Pedal-wise Boeckner is a big fan of EarthQuaker Devices, with their Disaster Transport getting a decent workout on Thin Mind, but it’s his Fairfield Circuitry Shallow Water that he feels made the biggest impact on the LP’s sound. It pops up on almost every track and, again reinforcing that Wolf Parade give and take, was employed to play off Krug’s shift towards FM digital synth sounds redolent of mid-period Depeche Mode.

Wolf Parade

“It’s an aluminium-looking, military-looking box that has a sample and hold circuit in it and a low pass gate, kind of like you’d find on a Buchla synth,” he says. “It’s very reactive to dynamic playing. Essentially it samples and holds pitch, and you can dial in depth and speed. It’s completely random⁠ – you can get tones from a nice chorus to absolute VHS tape disintegration. It gives a shifting quality to the guitar that I really like.”

Almost two decades since their emergence, Wolf Parade are still finding exciting ways to deconstruct the essentials of their sound. With the sands of modern music shifting around them, they’re happy trying to understand how they function in their own little corner of the world. “We accidentally put ourselves in a good position,” Boeckner says.

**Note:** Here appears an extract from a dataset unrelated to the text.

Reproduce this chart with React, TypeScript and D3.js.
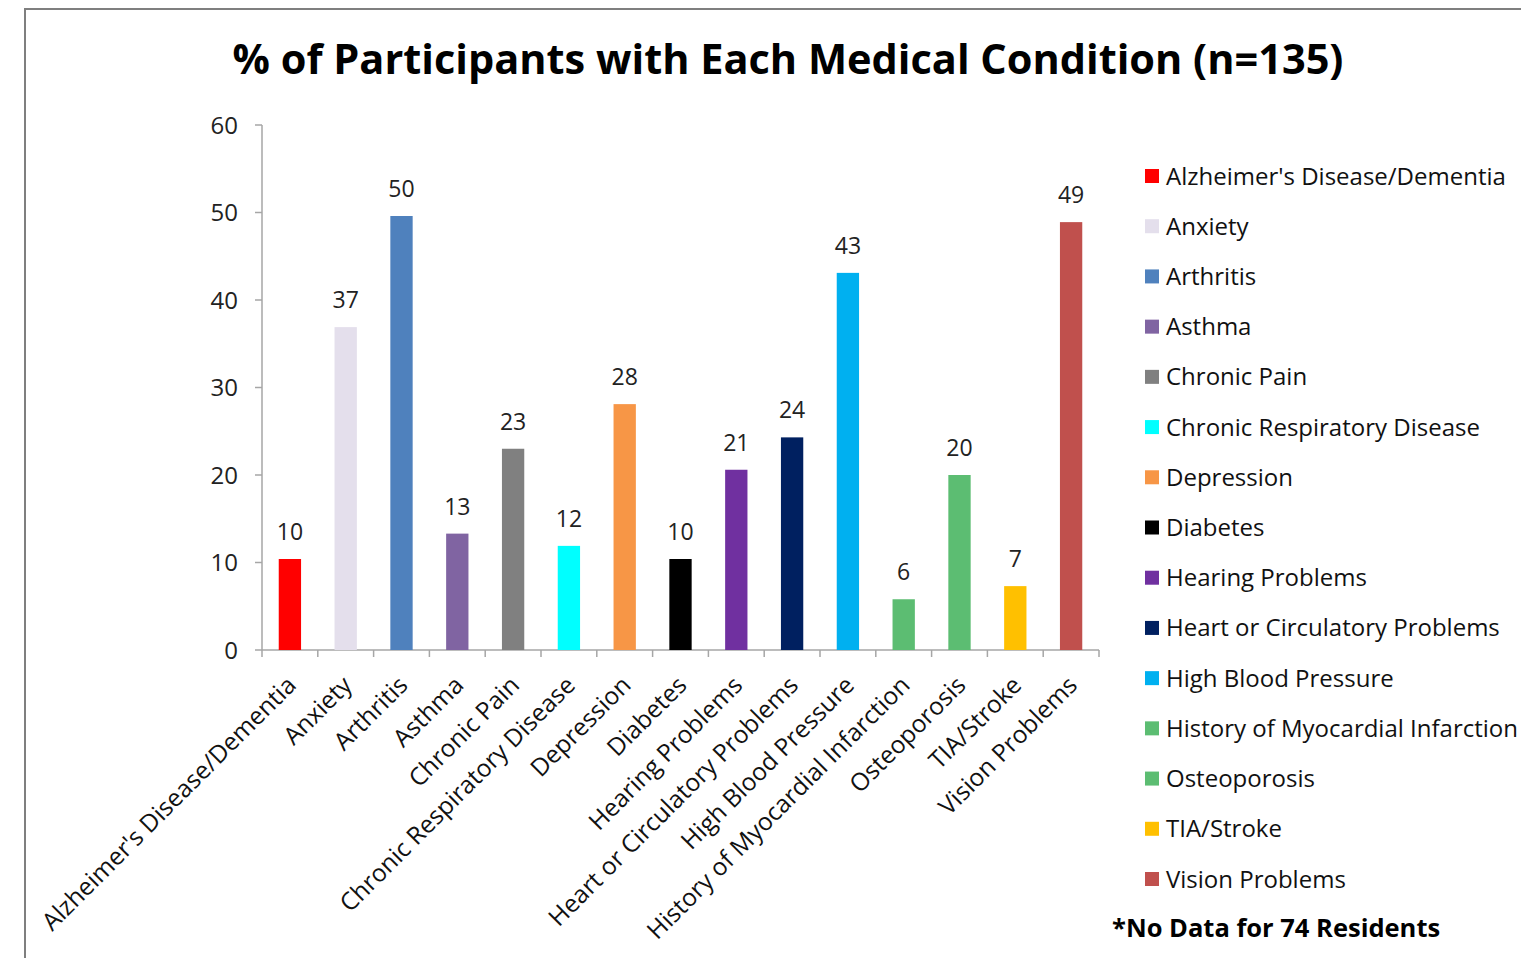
import React from "react";
import * as d3 from "d3";

const categories = [
  "Alzheimer's Disease/Dementia",
  "Anxiety",
  "Arthritis",
  "Asthma",
  "Chronic Pain",
  "Chronic Respiratory Disease",
  "Depression",
  "Diabetes",
  "Hearing Problems",
  "Heart or Circulatory Problems",
  "High Blood Pressure",
  "History of Myocardial Infarction",
  "Osteoporosis",
  "TIA/Stroke",
  "Vision Problems",
];
const values = [10.4, 36.9, 49.6, 13.3, 23.0, 11.9, 28.1, 10.4, 20.6, 24.3, 43.1, 5.8, 20.0, 7.3, 48.9];
const valueLabels = ["10", "37", "50", "13", "23", "12", "28", "10", "21", "24", "43", "6", "20", "7", "49"];
const colors = [
  "#FF0000", "#E4DFEC", "#4F81BD", "#8064A2", "#808080", "#00FFFF", "#F79646",
  "#000000", "#7030A0", "#002060", "#00B0F0", "#5CBD72", "#5CBD72", "#FFC000", "#C0504D",
];
const yTicks = [0, 10, 20, 30, 40, 50, 60];
const title = "% of Participants with Each Medical Condition (n=135)";
const note = "*No Data for 74 Residents";

const FONT = "'Open Sans', sans-serif";

export default function App() {
  const W = 1521, H = 958;
  const x0 = 262, x1 = 1099, yTop = 125, yBot = 650;
  const x = d3.scaleBand<string>().domain(categories).range([x0, x1]).paddingInner(0.6).paddingOuter(0.3);
  const xb = d3.scaleBand<string>().domain(categories).range([x0, x1]);
  const y = d3.scaleLinear().domain([0, 60]).range([yBot, yTop]);
  const axisColor = "#A6A6A6";
  const legY = d3.scalePoint<string>().domain(categories).range([176, 879]);

  return (
    <svg width={W} height={H} style={{ position: "absolute", left: 0, top: 0, background: "#fff" }}>
      <rect x={25} y={9} width={W + 10} height={H + 10} fill="#fff" stroke="#7F7F7F" strokeWidth={2} />
      <text x={788} y={63} textAnchor="middle" dominantBaseline="middle" fontFamily={FONT} fontWeight="bold" fontSize={41.5} fill="#000">
        {title}
      </text>
      {/* y axis */}
      <line x1={x0} x2={x0} y1={yTop} y2={yBot} stroke={axisColor} strokeWidth={1.5} />
      {yTicks.map((t) => (
        <g key={t}>
          <line x1={x0 - 7} x2={x0} y1={y(t)} y2={y(t)} stroke={axisColor} strokeWidth={1.5} />
          <text x={x0 - 24} y={y(t) - 1} textAnchor="end" dominantBaseline="central" fontFamily={FONT} fontSize={24} fill="#222">
            {t}
          </text>
        </g>
      ))}
      {/* x axis */}
      <line x1={x0} x2={x1} y1={yBot} y2={yBot} stroke={axisColor} strokeWidth={1.5} />
      {categories.map((c, i) => (
        <line key={"t" + i} x1={xb(c)!} x2={xb(c)!} y1={yBot} y2={yBot + 7} stroke={axisColor} strokeWidth={1.5} />
      ))}
      <line x1={x1} x2={x1} y1={yBot} y2={yBot + 7} stroke={axisColor} strokeWidth={1.5} />
      {/* bars */}
      {categories.map((c, i) => (
        <g key={c}>
          <rect x={x(c)!} y={y(values[i])} width={x.bandwidth()} height={yBot - y(values[i])} fill={colors[i]} />
          <text x={x(c)! + x.bandwidth() / 2} y={y(values[i]) - 28} textAnchor="middle" dominantBaseline="central" fontFamily={FONT} fontSize={23} fill="#222">
            {valueLabels[i]}
          </text>
        </g>
      ))}
      {/* x labels */}
      {categories.map((c, i) => {
        const cx = xb(c)! + xb.bandwidth() / 2;
        return (
          <text key={"l" + i} transform={`translate(${cx + 1},${yBot + 30}) rotate(-45)`} textAnchor="end" dominantBaseline="central" fontFamily={FONT} fontSize={24.5} fill="#111">
            {c}
          </text>
        );
      })}
      {/* legend */}
      {categories.map((c, i) => (
        <g key={"g" + i}>
          <rect x={1145} y={legY(c)! - 7} width={14} height={14} fill={colors[i]} />
          <text x={1166} y={legY(c)! - 1} dominantBaseline="central" fontFamily={FONT} fontSize={24} fill="#111">
            {c}
          </text>
        </g>
      ))}
      <text x={1112} y={927} dominantBaseline="central" fontFamily={FONT} fontWeight="bold" fontSize={25.5} fill="#000">
        {note}
      </text>
    </svg>
  );
}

“After the first album came out we were at a crossroads⁠ – we could have upped the production values and focused on what we perceived people liked. That happens with a lot of bands, and nine times out of 10 it’s a total misstep. If we had become more of a band in the pop sphere I think it would have bitten us in the ass come reunion time. Being able to build a cult fanbase is preferable to shooting up and disappearing.”

Wolf Parade’s Thin Mind is out on now on Sub Pop.